Mains could not have looked more shocked had he been struck. “We are working for a better future for all …”
“No,” Holmes said, interrupting. “I believe you have been duped by a greater mind than yours. There is no future waiting for you on your current path—only death and misery.”
Mains mustered up some bravado.
“I have been promised …”
Holmes interrupted again. “And similar promises, I imagine, were made to poor John Green.”
“I do not know that name,” Mains replied.
“No. But you do know the face. Tell me, Mr. Mains, who is that man who conveys the messages to you?”
The Scotsman shrugged. “We do not know. He appeared to me in my country house several months ago and we began our mission there. All I know is that I trust him implicitly—he is an explorer, a hero, the first of many.”
“And the last of a few,” Holmes said sadly. “What if we were to take you to Scotland Yard, right now, and show you his body? He has been lying there for some time now, and was certainly not talking to you from some mythical planet tonight, for he is most assuredly dead.”
Mains shook his head. “That is not possible.”
“Nevertheless, it is the truth,” I replied. “If you do not trust Holmes, trust me, as a medical man.”
Mains looked back and forth from Holmes to me. “No. I will not have it. This is one of Mycroft’s schemes, isn’t it? He is trying to stop the future. But it cannot be fought. It is coming, whether the old guard likes it or not.”
With that, he turned on his heel and left. I expected Holmes to follow, but he was once again looking up into the rafters, lost in thought.

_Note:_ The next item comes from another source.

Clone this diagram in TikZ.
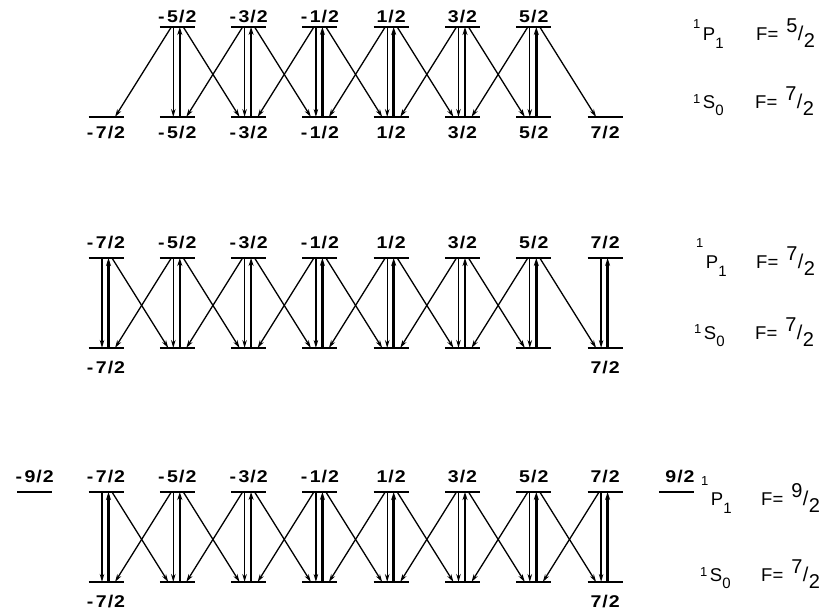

“Should we go after him?” I asked,
Holmes took his time in replying. “No—I think he believes what he is saying, more is the pity. Loath as I am to admit it, w
e must inform Mycroft of what has transpired here—and find out what he has not told us.”
Chapter Eleven
EF
It was past ten o’clock when we arrived at the Diogenes Club. We were kept waiting, compelled to silence as ever is the case in that establishment. We stood in the reception area for more than twenty minutes before we were shown through to the back room that doubled as Mycroft’s office when he was not in Whitehall.
“And you saw this … apparition?” Mycroft said incredulously as I related our story. Holmes had left the job to me, knowing that Mycroft would not believe me capable of subterfuge in this matter.
“It was no apparition,” I replied. “It was some kind of projection, the like of which I have never before seen. But it did not have the feel of anything supernatural—it felt, and looked, mechanical—a piece of advanced engineering was my guess.”
Mycroft poured me a glass—a second glass—of his best sherry. It was obvious the tale had given him pause for thought, and he sighed deeply as he sat back in his chair.
“And Mains is at the center of this … conspiracy? You are sure of it?”
“He told us himself that he was the instigator, after an encounter with—whatever it was—in his Scottish home.”
Mycroft turned to Holmes. “Theories?”
“Several,” Holmes said curtly. “But not enough facts as yet. You should have told me you knew about the sigil. It might have saved time.”
“And you should have told me you had the ring,” Mycroft said. “Let us not quarrel—not tonight. There is work to be done.”
“The defense of the realm is your domain, not mine,” Holmes said, and stood as if to leave.
“And murder is yours,” Mycroft said softly. “I fear there will be many more if you do not help me. Sit down. Let me tell you what I know. And what I surmise. Just let me get something started first.”